Ханжеская мораль диктовала правила игры. Право на использование ненормативной лексики в быту признавалось за всеми социальными слоями общества в возрастном диапазоне от школьников до пенсионеров, однако, поскольку легализация ее оставалась невозможной, формально считалось, что она, эта лексика, является собственностью исключительно низовой культуры, то есть фольклора. К печатному станку ее не допускали. Причем, не только при советской власти. Еще Пушкин мечтал о том, что когда-нибудь наступит время, когда можно будет не в рукописных списках, а в легально изданной книге прочитать всего Баркова.
Между тем выпавшие из словаря вульгарные или грубые слова, как правило, более древние, чем те, которыми пользуется для определения тех же понятий легальная литература. И уже поэтому они более точны и выразительны. Они самобытны и национальны. Многовековой запрет на их законное употребление наложил на эти слова клеймо отверженности, которое, в свою очередь, окрасило их в агрессивные тона боевой раскраски и превратило в ругательства. Но, став бранью, они тут же утратили свои понятийные свойства. Они уже ничего не определяли и не называли. Они просто становились знаком вражды, нападения или обороны.
Свои исконные функции ненормативная лексика сохранила только в фольклоре. В том числе и в городском. Хотя, конечно, влияние городской культуры на фольклор было огромным. Сглаживались острые углы, потаенные слова употреблялись с некоторой оглядкой, сдерживалась экспрессия. Тем не менее основные свои признаки фольклор с ненормативной лексикой сохранил. Традиция эта была заложена еще при Петре I.
Простота и свобода нравов, царившие в ближайшем окружении Петра, хорошо известны. Заседания «Всешутейшего собора», сопровождавшиеся непристойными выходками, которые повергали в изумление видавших виды иностранных посланников, считались едва ли не нормой нового быта российского дворянства. Слов не выбирали. Выражений не стеснялись. Немногие сохранившиеся с тех времен легенды, в которых использовалась непристойная или, как говорят в просторечии, похабная, лексика, иллюстрируют именно такую легкость и непосредственность в общении.
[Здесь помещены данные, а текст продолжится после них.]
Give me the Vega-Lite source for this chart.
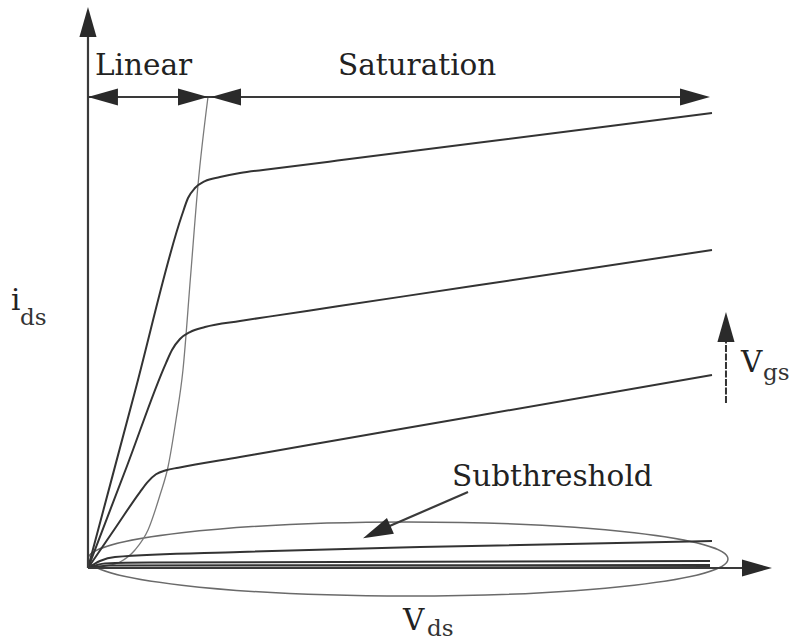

Все в Петербурге знали нетерпимость Петра к суевериям. Однажды, во время его отсутствия, по городу разнесся слух, что в одной из церквей на Петербургской стороне большой образ Богородицы проливает слезы. В церковь начало сбегаться множество народа. Говорили, что Матерь Божия слезами своими возвещает «великие несчастья» Петербургу, а может быть, и всему государству. Петр, едва узнав о случившемся «чуде», отправился в ту злополучную церковь. Встал против иконы и стал внимательно рассматривать ее. И тут он заметил в зрачках Богородицы едва видимые невооруженным глазом отверстия. А когда он отодрал оклад и посмотрел на обратную сторону доски, то тут же понял злостный обман. В доске против глаз Богородицы были выдолблены ямки, наполненные деревянным маслом. «Вот источник „чудесных“ слез!» – воскликнул государь. Гнев его, рассказывает легенда, был ужасен. Петр размахивал иконой Богородицы перед носом перепуганного не на шутку монаха и приговаривал:
«Если иконы еще раз заплачут маслом, жопы попов заплачут кровью».